Asana’s Anatomy of Work research reinforces the compounding cost of context switching: every manual handoff in a recruiting workflow is an interruption that delays the next action. Automated assessment workflows eliminate those handoffs entirely.
For organizations building out the full stack, the automated HR tech stack guide covers the tooling layer that makes assessment automation possible, and the guide to optimizing AI recruitment workflow efficiency and ROI covers what to layer in once the structured workflow is running.
Small teams have particular leverage here. The candidate-volume capacity that automated assessments create — one recruiter effectively screening hundreds of simultaneous applicants — is precisely what levels the playing field against enterprise competitors. That dynamic is explored further in the analysis of how small HR teams compete for talent with automation.
The Bottom Line
Automated pre-employment assessments do not just make hiring faster. They make it structurally more objective, more defensible, and more connected to the downstream talent data every HR team needs but almost none collects consistently.
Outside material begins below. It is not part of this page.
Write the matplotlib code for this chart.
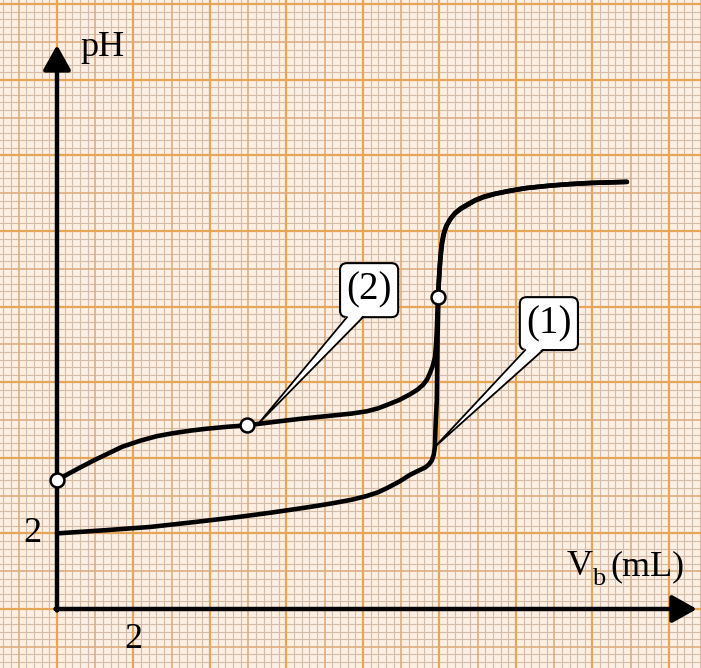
import numpy as np
import matplotlib.pyplot as plt
from matplotlib.patches import FancyBboxPatch, Polygon

plt.rcParams['font.family'] = ['Liberation Serif', 'DejaVu Serif']

# curve (1): strong acid titrated by the base
vb_1 = [0.0, 1.2, 2.43, 3.6, 4.78, 5.6, 6.35, 6.8, 7.22, 7.7, 8.10, 8.4, 8.63,
        8.95, 9.23, 9.45, 9.62, 9.72, 9.80, 9.85, 9.88, 9.90, 9.93, 9.95, 9.98,
        10.02, 10.07, 10.13, 10.2, 10.3, 10.42, 10.57, 10.74, 10.94, 11.16,
        11.47, 11.86, 12.3, 12.89, 13.4, 13.93, 14.90]
ph_1 = [2.0, 2.08, 2.17, 2.30, 2.44, 2.55, 2.66, 2.73, 2.80, 2.89, 2.99, 3.09,
        3.20, 3.37, 3.55, 3.66, 3.74, 3.82, 3.93, 4.08, 4.29, 4.9, 5.53, 7.2,
        8.6, 9.25, 9.7, 9.98, 10.17, 10.34, 10.49, 10.61, 10.71, 10.82, 10.91,
        10.99, 11.07, 11.14, 11.20, 11.24, 11.27, 11.30]

# curve (2): weak acid titrated by the base
vb_2 = [0.0, 0.25, 0.6, 1.0, 1.31, 1.7, 2.17, 2.6, 3.03, 3.5, 3.92, 4.45, 4.97,
        5.6, 6.35, 7.22, 7.7, 8.10, 8.4, 8.63, 8.95, 9.23, 9.42, 9.57, 9.68,
        9.75, 9.82, 9.88, 9.91, 9.93, 9.96, 9.99, 10.01, 10.05, 10.10, 10.17,
        10.27, 10.40, 10.55, 10.72, 10.92, 11.14, 11.45, 11.84, 12.3, 12.89,
        13.4, 13.93, 14.90]
ph_2 = [3.41, 3.55, 3.74, 3.95, 4.10, 4.29, 4.45, 4.57, 4.65, 4.72, 4.77, 4.82,
        4.86, 4.94, 5.03, 5.12, 5.17, 5.23, 5.31, 5.40, 5.53, 5.68, 5.80, 5.93,
        6.08, 6.24, 6.42, 6.65, 7.0, 7.38, 8.25, 8.8, 9.1, 9.6, 9.9, 10.12,
        10.3, 10.46, 10.58, 10.68, 10.8, 10.89, 10.98, 11.06, 11.14, 11.2,
        11.24, 11.27, 11.30]

# marked points on curve (2)
vb_marks = [0.0, 4.97, 9.96]
ph_marks = [3.41, 4.86, 8.25]

x_ticks = [2]
y_ticks = [2]

fig = plt.figure(figsize=(7.01, 6.68), dpi=100)
ax = fig.add_axes([0, 0, 1, 1])
ax.set_xlim(-1.490, 16.837)
ax.set_ylim(-1.561, 16.111)
ax.axis('off')
ax.add_patch(plt.Rectangle((-2, -2), 20, 20, color='#fcefe3', zorder=0))

# graph paper: fine lines every 0.2, orange lines every unit, darker every 2
def paper_line(draw, v):
    k = round(v / 0.2)
    if k % 5 == 0:
        if (k // 5) % 2 == 0:
            draw(v, color='#e7a558', lw=1.6, zorder=1)
        else:
            draw(v, color='#dcae80', lw=1.2, zorder=1)
    else:
        draw(v, color='#d5bca9', lw=0.8, zorder=0.5)


for v in np.arange(-7, 85) * 0.2:
    paper_line(ax.axvline, v)
for v in np.arange(-7, 81) * 0.2:
    paper_line(ax.axhline, v)

# axes with arrows
arrow = dict(arrowstyle='-|>,head_length=0.75,head_width=0.42', lw=3.2,
             color='black', mutation_scale=20, shrinkA=0, shrinkB=0)
ax.annotate('', xy=(0, 14.92), xytext=(0, -0.04), arrowprops=arrow, zorder=5)
ax.annotate('', xy=(16.73, 0.0), xytext=(-0.04, 0.0), arrowprops=arrow, zorder=5)

ax.text(1.2, 14.85, 'pH', fontsize=26, ha='center', va='center', zorder=6)
# V_b (mL), subscript set by hand
ax.text(13.67, 0.90, 'V', fontsize=26, ha='center', va='baseline', zorder=6)
ax.text(14.17, 0.63, 'b', fontsize=19, ha='center', va='baseline', zorder=6)
ax.text(14.46, 0.90, '(mL)', fontsize=26, ha='left', va='baseline', zorder=6)
for t in x_ticks:
    ax.text(t, -0.82, str(t), fontsize=26, ha='center', va='center', zorder=6)
for t in y_ticks:
    ax.text(-0.63, t, str(t), fontsize=26, ha='center', va='center', zorder=6)

ax.plot(vb_1, ph_1, color='black', lw=3.3, solid_joinstyle='round',
        solid_capstyle='round', zorder=4)
ax.plot(vb_2, ph_2, color='black', lw=3.3, solid_joinstyle='round',
        solid_capstyle='round', zorder=4)
ax.plot(vb_marks, ph_marks, 'o', ms=10, mfc='white', mec='black', mew=1.8,
        zorder=7)


def callout(label, box, base, tip):
    x0, x1, y0, y1 = box
    ax.add_patch(FancyBboxPatch((x0, y0), x1 - x0, y1 - y0,
                                boxstyle='round,pad=0,rounding_size=0.18',
                                fc='white', ec='black', lw=1.5, zorder=8))
    (bx0, by), (bx1, _) = base
    ax.add_patch(Polygon([(bx0, by + 0.05), (bx1, by + 0.05), tip],
                         closed=True, fc='white', ec='none', zorder=9))
    ax.plot([bx0, tip[0], bx1], [by, tip[1], by], color='black', lw=1.3,
            solid_joinstyle='miter', zorder=9)
    ax.text((x0 + x1) / 2, (y0 + y1) / 2, label, fontsize=28, ha='center',
            va='center', zorder=10)


callout('(2)', (7.40, 8.92, 7.72, 9.15), [(7.58, 7.72), (8.0, 7.72)], (5.28, 4.92))
callout('(1)', (12.10, 13.62, 6.85, 8.25), [(12.24, 6.85), (12.71, 6.85)], (9.88, 4.29))

fig.savefig('out.png', dpi=100)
The nine methods above are not theoretical — they are workflow decisions available today with standard assessment platforms and ATS integrations.
The sequence matters: automate the full HR workflow spine before layering in AI. Assessment automation is the recruiting spine. Build it first, calibrate it continuously, and extend the data forward into onboarding and development. That compounding effect is what separates teams that automate tactically from teams that automate strategically.